Source data
────────────────
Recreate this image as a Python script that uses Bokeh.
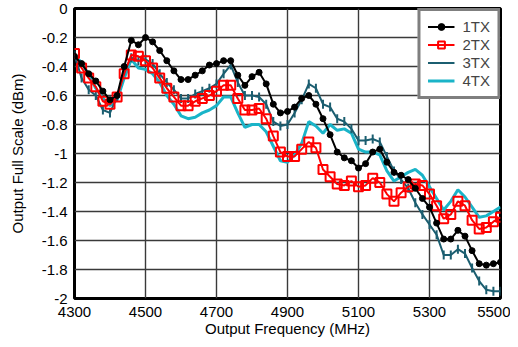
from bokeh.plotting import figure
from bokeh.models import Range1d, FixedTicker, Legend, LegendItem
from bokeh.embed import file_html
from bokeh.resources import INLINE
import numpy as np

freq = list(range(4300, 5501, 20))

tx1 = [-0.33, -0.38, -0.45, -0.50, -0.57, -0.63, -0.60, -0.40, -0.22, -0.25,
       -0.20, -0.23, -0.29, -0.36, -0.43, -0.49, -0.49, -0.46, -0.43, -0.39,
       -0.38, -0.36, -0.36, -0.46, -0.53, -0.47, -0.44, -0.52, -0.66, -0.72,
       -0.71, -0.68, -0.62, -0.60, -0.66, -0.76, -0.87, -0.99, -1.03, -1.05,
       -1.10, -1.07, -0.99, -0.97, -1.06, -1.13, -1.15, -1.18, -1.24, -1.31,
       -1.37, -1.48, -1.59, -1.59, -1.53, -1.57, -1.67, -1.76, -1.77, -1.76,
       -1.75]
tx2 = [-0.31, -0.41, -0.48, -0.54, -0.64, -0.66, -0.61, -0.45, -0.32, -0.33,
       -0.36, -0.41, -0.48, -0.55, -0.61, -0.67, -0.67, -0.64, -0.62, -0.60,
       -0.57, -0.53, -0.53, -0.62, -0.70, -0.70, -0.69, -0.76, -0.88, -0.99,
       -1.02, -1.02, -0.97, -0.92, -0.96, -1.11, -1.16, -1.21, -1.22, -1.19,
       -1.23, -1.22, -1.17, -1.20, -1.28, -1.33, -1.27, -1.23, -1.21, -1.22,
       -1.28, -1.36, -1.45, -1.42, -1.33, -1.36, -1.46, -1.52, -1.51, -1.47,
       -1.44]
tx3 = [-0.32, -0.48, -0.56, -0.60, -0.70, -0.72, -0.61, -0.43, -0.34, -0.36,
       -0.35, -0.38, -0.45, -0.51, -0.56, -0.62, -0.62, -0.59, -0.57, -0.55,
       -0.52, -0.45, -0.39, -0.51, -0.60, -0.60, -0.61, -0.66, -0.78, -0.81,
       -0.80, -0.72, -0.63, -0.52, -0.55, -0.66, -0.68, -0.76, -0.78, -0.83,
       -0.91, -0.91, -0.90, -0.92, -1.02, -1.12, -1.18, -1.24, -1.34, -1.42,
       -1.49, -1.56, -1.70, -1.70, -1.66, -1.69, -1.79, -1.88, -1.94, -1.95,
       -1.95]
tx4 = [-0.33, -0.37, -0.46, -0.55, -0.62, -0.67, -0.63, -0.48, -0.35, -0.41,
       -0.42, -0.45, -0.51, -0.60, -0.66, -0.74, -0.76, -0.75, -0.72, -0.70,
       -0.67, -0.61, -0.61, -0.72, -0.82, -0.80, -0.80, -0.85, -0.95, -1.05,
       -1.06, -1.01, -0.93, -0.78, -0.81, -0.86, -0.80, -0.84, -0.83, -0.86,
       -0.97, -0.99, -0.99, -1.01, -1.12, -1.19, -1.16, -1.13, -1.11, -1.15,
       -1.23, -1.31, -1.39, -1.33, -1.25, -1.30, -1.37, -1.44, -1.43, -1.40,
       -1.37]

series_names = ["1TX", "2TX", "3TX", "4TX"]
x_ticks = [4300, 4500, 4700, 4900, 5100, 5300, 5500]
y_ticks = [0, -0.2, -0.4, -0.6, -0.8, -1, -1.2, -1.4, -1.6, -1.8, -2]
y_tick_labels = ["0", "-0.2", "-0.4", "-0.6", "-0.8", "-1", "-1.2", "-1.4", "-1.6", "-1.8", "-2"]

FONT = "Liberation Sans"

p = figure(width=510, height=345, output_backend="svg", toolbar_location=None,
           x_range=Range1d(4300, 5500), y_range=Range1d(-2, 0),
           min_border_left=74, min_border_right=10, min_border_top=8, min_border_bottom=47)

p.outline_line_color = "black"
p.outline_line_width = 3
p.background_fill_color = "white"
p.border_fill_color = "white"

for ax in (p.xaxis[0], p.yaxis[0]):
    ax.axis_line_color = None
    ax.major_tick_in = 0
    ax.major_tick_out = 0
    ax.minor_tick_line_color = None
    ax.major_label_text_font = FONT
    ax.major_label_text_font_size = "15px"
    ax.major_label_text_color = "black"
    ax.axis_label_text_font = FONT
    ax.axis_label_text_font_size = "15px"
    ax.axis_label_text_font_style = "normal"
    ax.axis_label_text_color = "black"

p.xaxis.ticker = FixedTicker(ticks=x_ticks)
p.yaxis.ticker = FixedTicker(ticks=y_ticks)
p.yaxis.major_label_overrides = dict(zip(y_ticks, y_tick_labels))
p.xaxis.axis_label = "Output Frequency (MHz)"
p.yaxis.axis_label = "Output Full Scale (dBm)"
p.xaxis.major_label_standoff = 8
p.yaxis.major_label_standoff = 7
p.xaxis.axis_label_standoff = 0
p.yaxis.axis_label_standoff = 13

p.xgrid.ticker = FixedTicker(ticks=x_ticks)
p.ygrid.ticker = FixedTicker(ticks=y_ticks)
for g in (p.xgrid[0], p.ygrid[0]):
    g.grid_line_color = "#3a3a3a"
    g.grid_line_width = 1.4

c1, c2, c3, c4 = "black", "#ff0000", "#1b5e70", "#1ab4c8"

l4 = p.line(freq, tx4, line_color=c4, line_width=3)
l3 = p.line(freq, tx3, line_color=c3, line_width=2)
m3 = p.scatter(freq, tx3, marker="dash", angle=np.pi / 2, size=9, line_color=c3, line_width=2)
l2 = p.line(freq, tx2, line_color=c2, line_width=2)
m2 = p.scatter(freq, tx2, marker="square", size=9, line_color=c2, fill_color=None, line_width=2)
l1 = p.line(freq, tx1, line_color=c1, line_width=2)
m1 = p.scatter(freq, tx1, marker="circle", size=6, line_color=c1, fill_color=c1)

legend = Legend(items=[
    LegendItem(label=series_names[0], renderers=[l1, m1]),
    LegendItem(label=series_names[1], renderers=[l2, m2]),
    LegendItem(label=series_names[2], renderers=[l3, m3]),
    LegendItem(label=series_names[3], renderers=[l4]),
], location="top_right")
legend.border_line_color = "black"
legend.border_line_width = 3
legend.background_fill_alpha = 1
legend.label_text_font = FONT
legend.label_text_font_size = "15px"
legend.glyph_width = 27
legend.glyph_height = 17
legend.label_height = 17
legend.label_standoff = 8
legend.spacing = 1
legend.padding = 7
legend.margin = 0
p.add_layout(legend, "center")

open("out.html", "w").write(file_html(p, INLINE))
────────────────
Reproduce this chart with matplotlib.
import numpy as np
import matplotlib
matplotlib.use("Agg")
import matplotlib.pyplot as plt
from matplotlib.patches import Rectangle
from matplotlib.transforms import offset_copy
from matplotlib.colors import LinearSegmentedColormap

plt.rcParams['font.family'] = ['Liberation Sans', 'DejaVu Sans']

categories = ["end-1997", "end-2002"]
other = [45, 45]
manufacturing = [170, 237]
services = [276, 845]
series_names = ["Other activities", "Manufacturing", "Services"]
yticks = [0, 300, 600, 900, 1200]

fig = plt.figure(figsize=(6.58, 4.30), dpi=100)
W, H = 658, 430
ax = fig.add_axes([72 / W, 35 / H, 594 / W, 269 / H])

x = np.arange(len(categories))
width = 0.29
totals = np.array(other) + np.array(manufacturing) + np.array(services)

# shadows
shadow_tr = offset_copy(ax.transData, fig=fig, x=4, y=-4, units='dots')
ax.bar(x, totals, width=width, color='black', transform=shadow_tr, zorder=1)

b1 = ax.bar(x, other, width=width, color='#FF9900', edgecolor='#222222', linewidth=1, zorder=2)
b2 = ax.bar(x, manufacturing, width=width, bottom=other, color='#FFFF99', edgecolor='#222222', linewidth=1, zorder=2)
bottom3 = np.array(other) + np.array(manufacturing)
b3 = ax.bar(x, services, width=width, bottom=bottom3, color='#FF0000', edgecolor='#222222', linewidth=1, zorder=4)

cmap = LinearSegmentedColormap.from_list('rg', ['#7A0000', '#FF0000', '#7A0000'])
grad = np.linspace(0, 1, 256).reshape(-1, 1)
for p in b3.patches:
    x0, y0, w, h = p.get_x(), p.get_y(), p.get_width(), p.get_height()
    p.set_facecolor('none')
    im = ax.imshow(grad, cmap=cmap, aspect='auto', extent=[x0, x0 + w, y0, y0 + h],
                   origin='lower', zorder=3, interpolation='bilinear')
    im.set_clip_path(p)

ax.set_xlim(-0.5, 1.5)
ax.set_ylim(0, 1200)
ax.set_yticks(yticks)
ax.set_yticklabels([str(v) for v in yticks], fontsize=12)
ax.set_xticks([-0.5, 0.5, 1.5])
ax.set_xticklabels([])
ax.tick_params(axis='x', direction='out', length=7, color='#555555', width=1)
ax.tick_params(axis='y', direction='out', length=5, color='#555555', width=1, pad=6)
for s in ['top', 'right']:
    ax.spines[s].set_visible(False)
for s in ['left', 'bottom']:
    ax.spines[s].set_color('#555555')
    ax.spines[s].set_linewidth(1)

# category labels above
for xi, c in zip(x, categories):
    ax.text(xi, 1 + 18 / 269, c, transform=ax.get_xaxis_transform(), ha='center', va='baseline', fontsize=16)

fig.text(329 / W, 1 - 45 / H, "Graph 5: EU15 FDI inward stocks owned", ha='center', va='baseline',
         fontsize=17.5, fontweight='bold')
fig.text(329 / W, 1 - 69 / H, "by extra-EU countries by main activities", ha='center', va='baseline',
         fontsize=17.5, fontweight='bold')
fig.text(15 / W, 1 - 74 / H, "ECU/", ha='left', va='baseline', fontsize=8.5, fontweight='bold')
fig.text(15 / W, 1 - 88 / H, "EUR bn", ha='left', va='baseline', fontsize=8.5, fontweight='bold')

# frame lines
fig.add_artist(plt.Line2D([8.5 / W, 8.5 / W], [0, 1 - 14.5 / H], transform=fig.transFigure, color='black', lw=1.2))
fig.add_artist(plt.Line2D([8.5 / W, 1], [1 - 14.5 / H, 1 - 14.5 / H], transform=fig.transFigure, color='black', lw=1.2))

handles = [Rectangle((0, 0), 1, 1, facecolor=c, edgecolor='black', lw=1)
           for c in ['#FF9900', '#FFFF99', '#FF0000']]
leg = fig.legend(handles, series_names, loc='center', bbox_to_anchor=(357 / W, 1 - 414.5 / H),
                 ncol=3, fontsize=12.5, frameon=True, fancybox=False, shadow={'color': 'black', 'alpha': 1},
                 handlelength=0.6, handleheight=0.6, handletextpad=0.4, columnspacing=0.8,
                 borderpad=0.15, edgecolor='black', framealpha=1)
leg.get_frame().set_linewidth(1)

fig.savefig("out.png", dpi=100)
────────────────
▶ **Problem to work on**: In the listing above, find the line with "Recreate this image" and the line with "freq = list(range(4300, 5501, 20))". Set down both and every line between them, minus the pictures.

▶ **The completed task**:
Recreate this image as a Python script that uses Bokeh.
from bokeh.plotting import figure
from bokeh.models import Range1d, FixedTicker, Legend, LegendItem
from bokeh.embed import file_html
from bokeh.resources import INLINE
import numpy as np

freq = list(range(4300, 5501, 20))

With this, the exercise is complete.